Most European or American staff I spoke to during my research – including those in Kakuma – were unmarried and without immediate family responsibilities. They were able to spend their rest and recuperation periods and other holidays in Nairobi, visiting friends or taking a break on the Kenyan coast. For those on emergency deployments, a foreign passport made it more likely that they would be able to find similar or more senior jobs in another country when their contract was up.

But most of the Kenyan staff had fewer options. Women like Jane found it particularly difficult to live up to the expectations of humanitarian agencies that their staff should be available 24/7 and not be ‘distracted’ by family matters. Of course this is an issue for all staff no matter their nationality or gender, but the value the sector places on staff mobility and on not letting family life ‘get in the way’ places women in a much more difficult position. They must challenge patriarchal norms in the wider community whilst working in a structure that fails to recognise its own patriarchal tendencies. Rosemary also told me that many of her colleagues couldn’t cope with only communicating with their children via skype on an unreliable internet connection. “Some of my friends, they break down. They really break down,” she said, telling me that some had become complete workaholics or drank too much.

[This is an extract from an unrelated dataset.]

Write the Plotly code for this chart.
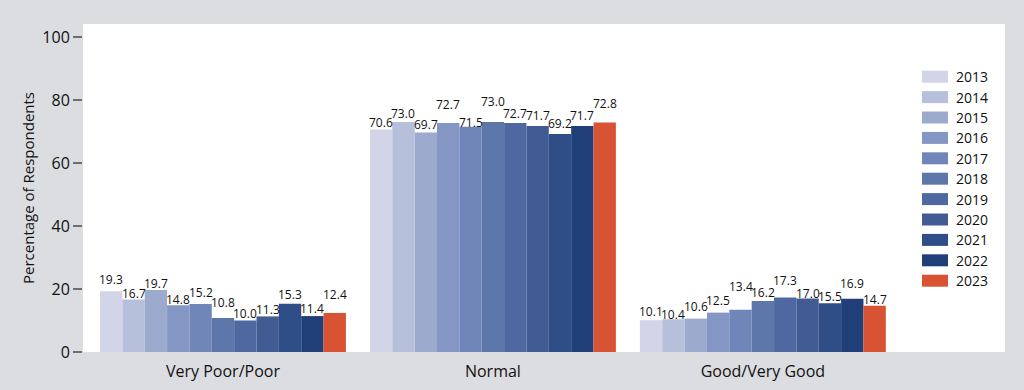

The time is long overdue to listen to aid workers from the global South, who know far more than expatriates do about what it means to suffer, with no means of escape, in impoverished or conflict-affected environments. The ‘localisation’ agenda of aid agencies – their efforts to build local versions of themselves staffed by nationals of the country concerned – should provide more opportunities for local aid workers to define and advance their own ideas around wellbeing, but simply increasing the national workforce won’t in itself address the sector’s tendencies to privilege the ideas and concerns of expatriates.

Whilst more effective staff support structures like counselling and safeguarding are needed for everybody, there are other issues at stake for national staff. In a sector that values toughness and the ability to ‘get on with the job,’ it isn’t easy for people to speak up about personal problems, and – as was suggested to me by some of my informants – it is particularly challenging for national staff to do so when they fear the risks that might be posed to their jobs, and the stable incomes that come with them that are so hard to attain. This may help to explain why we hear so little from national aid workers about the current allegations of sexual misconduct in the sector.

In this respect, stress is not just about a lack of security or the impact of vicarious trauma; it’s also about the ability to look after one’s family whilst continuing in a job you cherish, and the feeling of being cared for and valued equally by one’s colleagues and employers.

A more nuanced discussion about staff wellbeing in the aid sector requires that we reflect on how white privilege may show up in aid policies and systems that support some aid workers more than others, and how aid work is still defined and determined by those with the right passport and education, along with mobility and added protections, that are harder for people of colour to attain. We also need to foster more open and honest conversations with staff from the global South about what stress means to them, and how to address its causes and effects.

As Jane’s story suggests, the results of these conversations may well mirror the problems that aid programmes are supposed to be tackling in the first place. Wellbeing can’t be properly addressed without recognising the structural forces within and beyond the aid sector which contribute to inequality and the silencing of the personal lives of so many of its staff.